> Work to be completed
Repeat the listing that follows, character for character, minus the pictures.

START

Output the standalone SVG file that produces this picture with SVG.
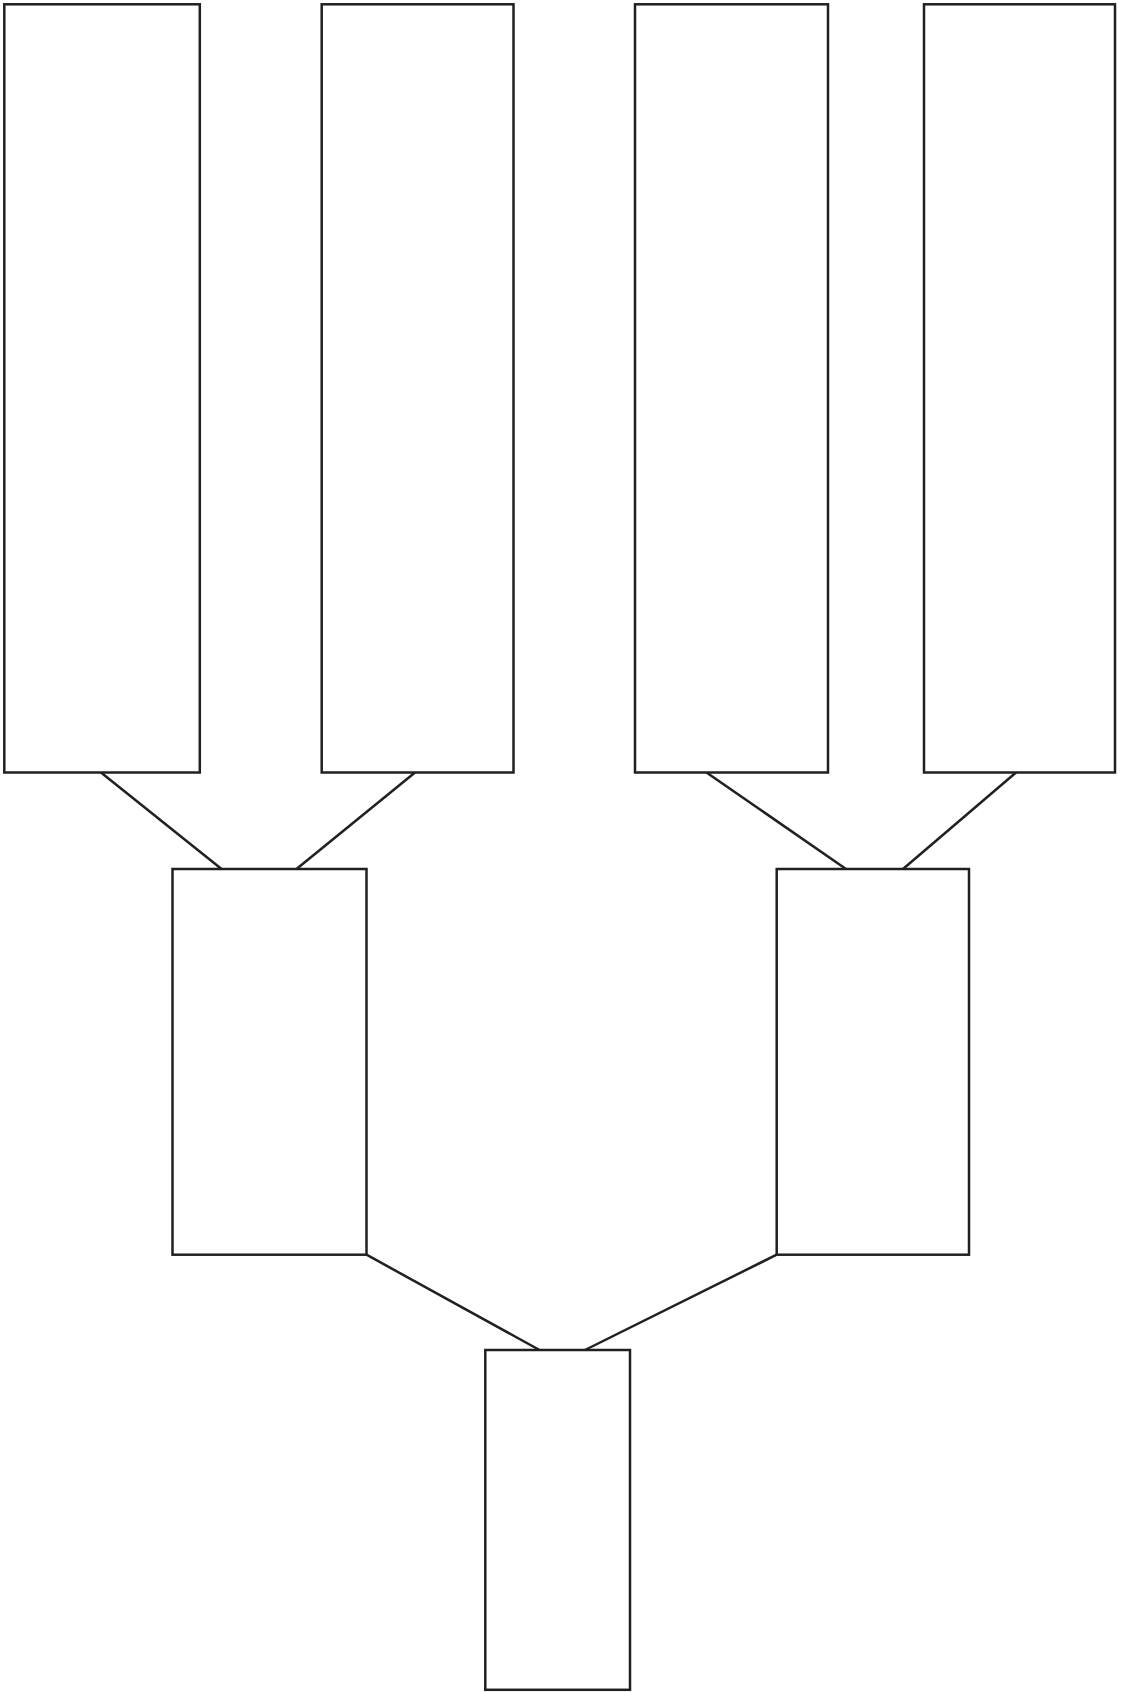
<svg xmlns="http://www.w3.org/2000/svg" width="1121" height="1692" viewBox="0 0 1121 1692">
<style>
.box{fill:#ffffff;stroke:#231f20;stroke-width:2.5}
.conn line{stroke:#231f20;stroke-width:2.5;fill:none}
</style>
<rect x="0" y="0" width="1121" height="1692" fill="#ffffff"/>
<g id="connectors" class="conn">
<line x1="101" y1="772.5" x2="221.5" y2="869"/>
<line x1="415" y1="772.5" x2="296.5" y2="869"/>
<line x1="706.5" y1="772.5" x2="846" y2="869"/>
<line x1="1016" y1="772.5" x2="903" y2="869"/>
<line x1="366.5" y1="1254.7" x2="539.5" y2="1350"/>
<line x1="776.7" y1="1254.7" x2="585" y2="1350"/>
</g>
<g id="top1"><rect class="box" x="4.3" y="4.3" width="195.5" height="768.2"/></g>
<g id="top2"><rect class="box" x="321.7" y="4.3" width="191.8" height="768.2"/></g>
<g id="top3"><rect class="box" x="635" y="4.3" width="193" height="768.2"/></g>
<g id="top4"><rect class="box" x="924" y="4.3" width="191" height="768.2"/></g>
<g id="mid1"><rect class="box" x="172.5" y="869" width="194" height="385.7"/></g>
<g id="mid2"><rect class="box" x="776.7" y="869" width="192.3" height="385.7"/></g>
<g id="bottom"><rect class="box" x="485.3" y="1350" width="144.7" height="339.8"/></g>
</svg>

END

> Answer for the task
Output the standalone SVG file that produces this picture with SVG.
<svg xmlns="http://www.w3.org/2000/svg" width="1121" height="1692" viewBox="0 0 1121 1692">
<style>
.box{fill:#ffffff;stroke:#231f20;stroke-width:2.5}
.conn line{stroke:#231f20;stroke-width:2.5;fill:none}
</style>
<rect x="0" y="0" width="1121" height="1692" fill="#ffffff"/>
<g id="connectors" class="conn">
<line x1="101" y1="772.5" x2="221.5" y2="869"/>
<line x1="415" y1="772.5" x2="296.5" y2="869"/>
<line x1="706.5" y1="772.5" x2="846" y2="869"/>
<line x1="1016" y1="772.5" x2="903" y2="869"/>
<line x1="366.5" y1="1254.7" x2="539.5" y2="1350"/>
<line x1="776.7" y1="1254.7" x2="585" y2="1350"/>
</g>
<g id="top1"><rect class="box" x="4.3" y="4.3" width="195.5" height="768.2"/></g>
<g id="top2"><rect class="box" x="321.7" y="4.3" width="191.8" height="768.2"/></g>
<g id="top3"><rect class="box" x="635" y="4.3" width="193" height="768.2"/></g>
<g id="top4"><rect class="box" x="924" y="4.3" width="191" height="768.2"/></g>
<g id="mid1"><rect class="box" x="172.5" y="869" width="194" height="385.7"/></g>
<g id="mid2"><rect class="box" x="776.7" y="869" width="192.3" height="385.7"/></g>
<g id="bottom"><rect class="box" x="485.3" y="1350" width="144.7" height="339.8"/></g>
</svg>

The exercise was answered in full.